Annapurna the wrong way round

bike touring in Nepal


Leery of traveling alone among the highest mountains in the world, l had, once committed to going, invited my friend Matt to join me for some bike touring adventures. An Australian by birth and citizen-of the world by avocation, he is a coastal creature (passionate about surfing, and the water in general) but figured he could handle two months away from the ocean , especially if most of that was spent in Nepal, a condition to which l readily agreed. It’s hard to find someone with a similar travel style/willing to put up with mine.  Matt and l have traveled together before, fat-biking the coast of Baja California, so despite being less enthusiastic  than l about dragging his bike over mountains,  he knew  exactly what sort of absurdity we would be getting into.

We met up in New Delhi, and, a bit pressed for time (Matt had the foresight to buy a return ticket from Kathmandu) opted to head straight for Nepal, riding pavement(!) through the heat and humanity of India.  Cruising through Royal Bardia National Park in the lowland jungle part of Nepal we were prohibited from camping by the military, lest we be eaten by tigers.  For better or worse we didn’t see any tigers or other charismatic mega-fauna said to reside there (elephants, rhinos, freshwater dolphins, etc).  Desperate to escape the heat and humidity we put in several long days on the highway and wound up in Pokhara: tourist mecca and staging ground for the Annapurna circuit.
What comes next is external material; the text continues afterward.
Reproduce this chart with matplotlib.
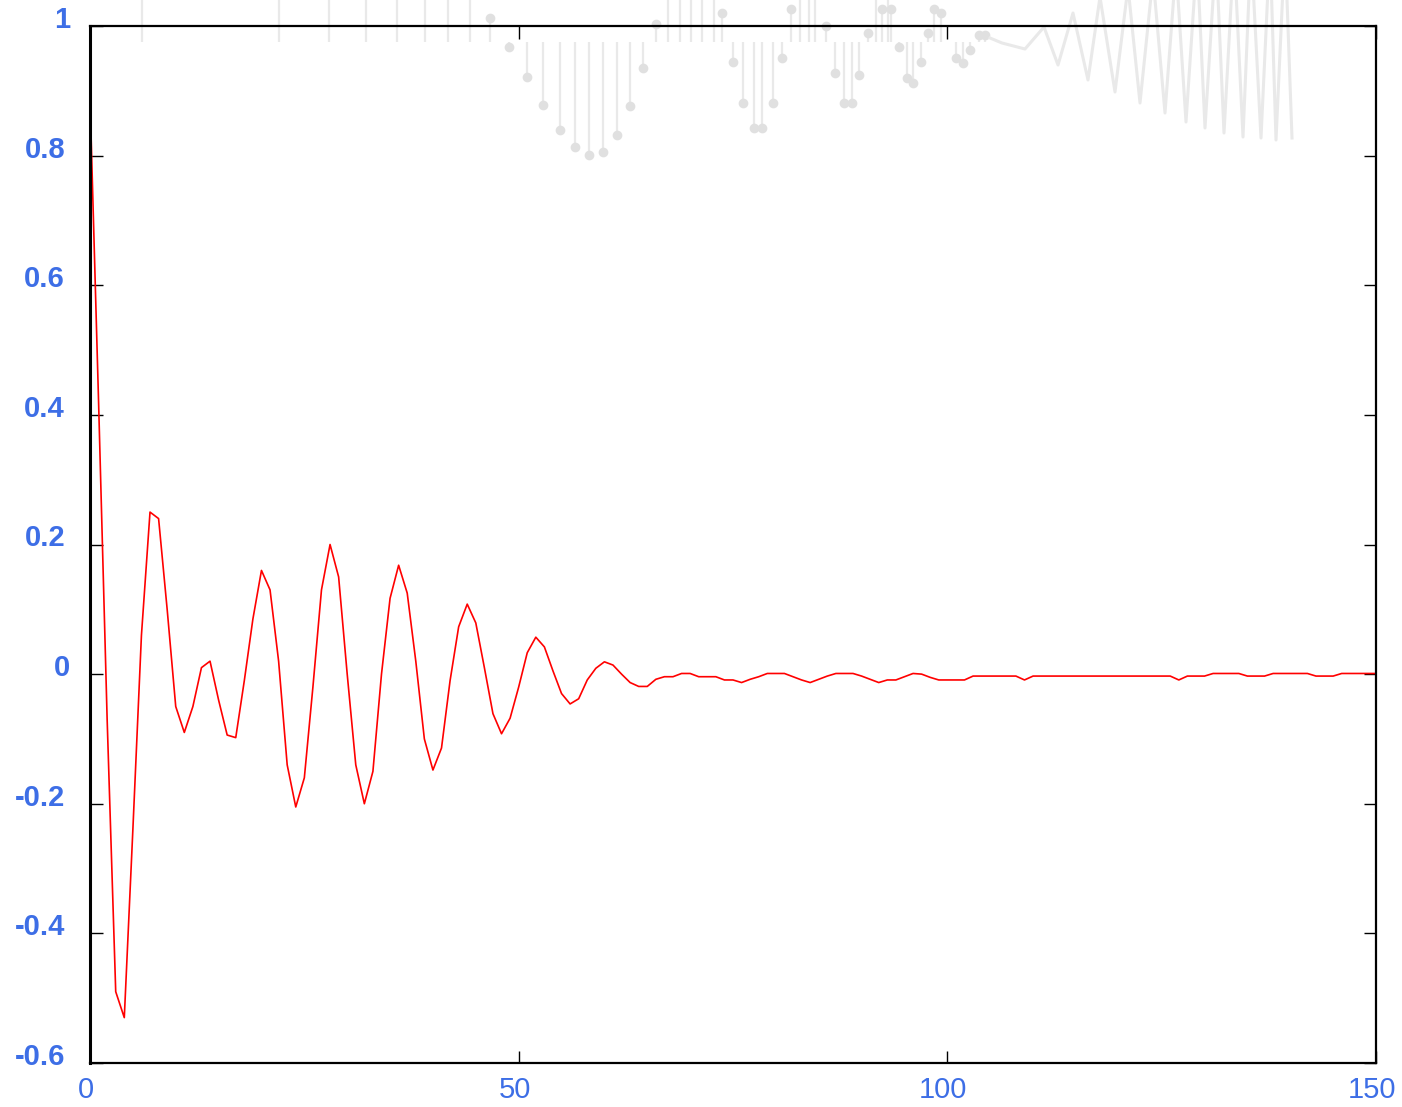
#! /usr/bin/env python

# imports of external packages to use in our code
import numpy as np
import matplotlib
matplotlib.use('Agg')
import matplotlib.pyplot as plt
import matplotlib.transforms as mtransforms

plt.rcParams['font.family'] = ['Liberation Sans', 'DejaVu Sans']
plt.rcParams['axes.unicode_minus'] = False

# red curve, one value per lag 0..150
r_vals = [0.89, 0.42, -0.07, -0.49, -0.53, -0.24, 0.06, 0.25, 0.24, 0.10,
          -0.05, -0.09, -0.05, 0.01, 0.02, -0.04, -0.094, -0.098, -0.01, 0.085,
          0.16, 0.13, 0.02, -0.14, -0.205, -0.16, -0.02, 0.13, 0.20, 0.15,
          0.00, -0.14, -0.20, -0.15, 0.00, 0.117, 0.168, 0.125, 0.02, -0.10,
          -0.148, -0.114, -0.01, 0.073, 0.108, 0.079, 0.01, -0.061, -0.092, -0.068,
          -0.02, 0.033, 0.057, 0.042, 0.005, -0.03, -0.046, -0.038, -0.009, 0.009,
          0.019, 0.014, 0.0, -0.013, -0.019, -0.019, -0.008, -0.004, -0.004, 0.001,
          0.001, -0.004, -0.004, -0.004, -0.009, -0.009, -0.013, -0.008, -0.004, 0.001,
          0.001, 0.001, -0.004, -0.009, -0.013, -0.008, -0.003, 0.001, 0.001, 0.001,
          -0.003, -0.008, -0.013, -0.009, -0.009, -0.004, 0.001, 0.0, -0.005, -0.009,
          -0.009, -0.009, -0.009, -0.003, -0.003, -0.003, -0.003, -0.003, -0.003, -0.009,
          -0.003, -0.003, -0.003, -0.003, -0.003, -0.003, -0.003, -0.003, -0.003, -0.003,
          -0.003, -0.003, -0.003, -0.003, -0.003, -0.003, -0.003, -0.009, -0.003, -0.003,
          -0.003, 0.001, 0.001, 0.001, 0.001, -0.003, -0.003, -0.003, 0.001, 0.001,
          0.001, 0.001, 0.001, -0.003, -0.003, -0.003, 0.001, 0.001, 0.001, 0.001,
          0.001]
lags = np.arange(len(r_vals))

xtick_vals = [0, 50, 100, 150]
xtick_labels = ['0', '50', '100', '150']
ytick_vals = [-0.6, -0.4, -0.2, 0, 0.2, 0.4, 0.6, 0.8, 1]
ytick_labels = ['-0.6', '-0.4', '-0.2', '0', '0.2', '0.4', '0.6', '0.8', '1']

# faint ghost of another stem plot showing through at the top
ghost_up_x = [142, 279, 329, 366, 397, 425, 448, 470, 668, 680, 691, 702, 714,
              800, 809, 815, 876, 888]
ghost_stem_x = [490, 509, 527, 543, 560, 575, 589, 603, 617, 630, 643, 656,
                722, 733, 743, 754, 762, 773, 782, 791, 826, 835, 844, 852,
                859, 868, 882, 891, 899, 907, 913, 921, 928, 934, 941, 956,
                963, 970, 979, 985]
ghost_stem_y = [0.24, -0.05, -0.35, -0.63, -0.88, -1.05, -1.13, -1.10, -0.93, -0.64, -0.26, 0.18,
                0.29, -0.20, -0.61, -0.86, -0.86, -0.61, -0.16, 0.33, 0.16, -0.31, -0.61, -0.61,
                -0.33, 0.09, 0.33, 0.33, -0.05, -0.36, -0.41, -0.20, 0.09, 0.33, 0.29, -0.16,
                -0.21, -0.08, 0.07, 0.07]
chirp_x = [990, 1002, 1025, 1044, 1058, 1073, 1088, 1100, 1115, 1128, 1140, 1153,
           1165, 1176, 1186, 1197, 1205, 1216, 1224, 1234, 1243, 1251, 1261, 1270,
           1276, 1285, 1292]
chirp_y = [0.04, -0.01, -0.07, 0.15, -0.23, 0.29, -0.38, 0.45, -0.50, 0.55, -0.61, 0.65,
           -0.71, 0.75, -0.80, 0.85, -0.86, 0.90, -0.91, 0.92, -0.95, 0.95, -0.96, 0.96,
           -0.98, 0.98, -0.96]

fig = plt.figure(figsize=(14.02, 11.07), dpi=100)

# ghost layer
gh = fig.add_axes([0, 1 - 200 / 1107, 1, 200 / 1107])
gh.set_xlim(0, 1402)
gh.set_ylim(-1.58, 0.42)
gh.axis('off')
grey = '#e9e9e9'
gh.vlines(ghost_up_x, 0, 0.6, color=grey, lw=1.6)
gh.vlines(ghost_stem_x, 0, ghost_stem_y, color=grey, lw=1.6)
gh.plot(ghost_stem_x, ghost_stem_y, 'o', color='#e0e0e0', ms=7, mew=0)
gh.plot(chirp_x, chirp_y, color=grey, lw=2.2)

# main plot
ax = fig.add_axes([90 / 1402, 44 / 1107, 1286 / 1402, 1037 / 1107])
ax.set_facecolor('none')
ax.plot(lags, r_vals, color='red', lw=1.2)
ax.set_xlim(0, 150)
ax.set_ylim(-0.6, 1)
ax.set_xticks(xtick_vals)
ax.set_xticklabels(xtick_labels)
ax.set_yticks(ytick_vals)
ax.set_yticklabels(ytick_labels)
ax.tick_params(direction='in', length=9, width=1, top=True, right=True,
               labelsize=21, labelcolor='#3d6ee6')
ax.tick_params(axis='y', pad=18)
ax.tick_params(axis='x', pad=9)
for s in ax.spines.values():
    s.set_linewidth(1.6)
ax.spines['left'].set_linewidth(2.2)

# labels sit a little off their ticks in the reference
for lab in ax.get_yticklabels():
    lab.set_fontweight('bold')
    dx = 0.05 if len(lab.get_text()) == 1 else 0
    lab.set_transform(lab.get_transform() + mtransforms.ScaledTranslation(dx, 0.09, fig.dpi_scale_trans))
for lab in ax.get_xticklabels():
    lab.set_transform(lab.get_transform() + mtransforms.ScaledTranslation(-0.04, 0, fig.dpi_scale_trans))

plt.savefig('out.png', dpi=100)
Billed as the most popular trek in the world, the trail circles the spectacular Annapurna Mountains, with only one high pass to cross. The vast majority of visitors traverse the circuit in a counter-clockwise direction, taking advantage of the gentler grade for acclimatization and 600 m less elevation-gain on the big day over Thorung La pass  5,416 meters (17,769 ft).  For one reason or another, logistics partially, we decided to go against the flow.  Do the trip backwards as it were.

Leaving Pokhara we elected to avoid as much of the main road as possible, choosing to follow a side road to Sarangkot, which turned out to be the launch pad for all the paragliders one sees circling about high above the lake most every day, situated as it was on a mountain top overlooking the city.  The unexpected grueling climb was however a good indicator of things to come.  Midway into the following day we reached the rural metropolis of Beni, the purported end of the road. Where the road quite clearly didn’t end.  Indeed the trail we expected to be a trekker super highway along the lines of Torres del Paine in Chile was in fact a busy road.  Despite being extremely steep and rough it was clogged with buses and trucks, and especially motorcycles.

It turns out that in the last five years, a road had been completed all the way to Muktinath at the base of Thorung La pass, and become an extremely popular motorcycle tourist route.  Though traffic thinned as we ascended, numbers attenuated by the constant rocks, deep mud, and river crossings, a surprising number of Nepalese on street bikes and foreigners on Royal Enfields – neither machine well equipped for the rigors of the journey – made it all the way to Muktinath  3,710 meters (12,172 feet).  So we shared the road with a unfortunately large amount of traffic while we struggled up hill, gaining 3000 m over the next couple of days. Arriving exhausted at the base of the pass, we took a much needed rest/ acclimatization day.

And awoke the day of our planned departure/pass-crossing to snow.  More like heavy nasty slush, which turned the mud track slick as snot, and soaked any one foolhardy enough venture outside, especially if they were clad in the extremely cheap knock-off foul weather gear prevalent in Nepal.  We made the (quite wise in retrospect) decision to ‘acclimatize’ and spend another day indoors eating apple pie and drinking caffeinated beverages.  Tragically a large number of people decided to hike despite heavy snow and white-out conditions.  At last count 24 had died and 60 some are still missing.

The next day broke clear and sunny, rendering the newly snow-covered peaks even more spectacular, and turning all the newly deposited slush to ice. We made a halfhearted attempt to scale the pass, and called it off almost immediately.  The ice would have been hard enough to hike on without bikes.  With bikes, not to mention all our gear, it just wasn’t going to happen.  So we turned tail and headed down through the snow and slush and mud and crashed motorcycles (low-speed no-injury mud washouts as far as we could tell) all the way to Tatopani, a lovely little tourist town perched on the side of a hill in a narrow canyon, graced with hot springs in which we spent most of the evening (and a lot of the following day).

Along the way l lost my beloved top hat, which has been with me for nigh upon 10 years, traveling the length and breadth of the Americas, and been my constant companion.  I spent several hours searching for it (arriving in town long after dark) but evidently its time had come and it had either vanished aided by the fierce wind and the river or a wonderfully battered and befeatherd top hat now adorns the wizened head of some Nepali mountain man.  It’s hard to say goodbye. Hard to turn back. And wonderful to be alive in this beautiful place and traveling in good company.


  1. // fenderman   •  

    10,000 years from now, that hat will trigger headscratching among the glacio-archeo-phrenologists

  2. // Ariel Churchill   •  

    Tis a good final resting place for that hat.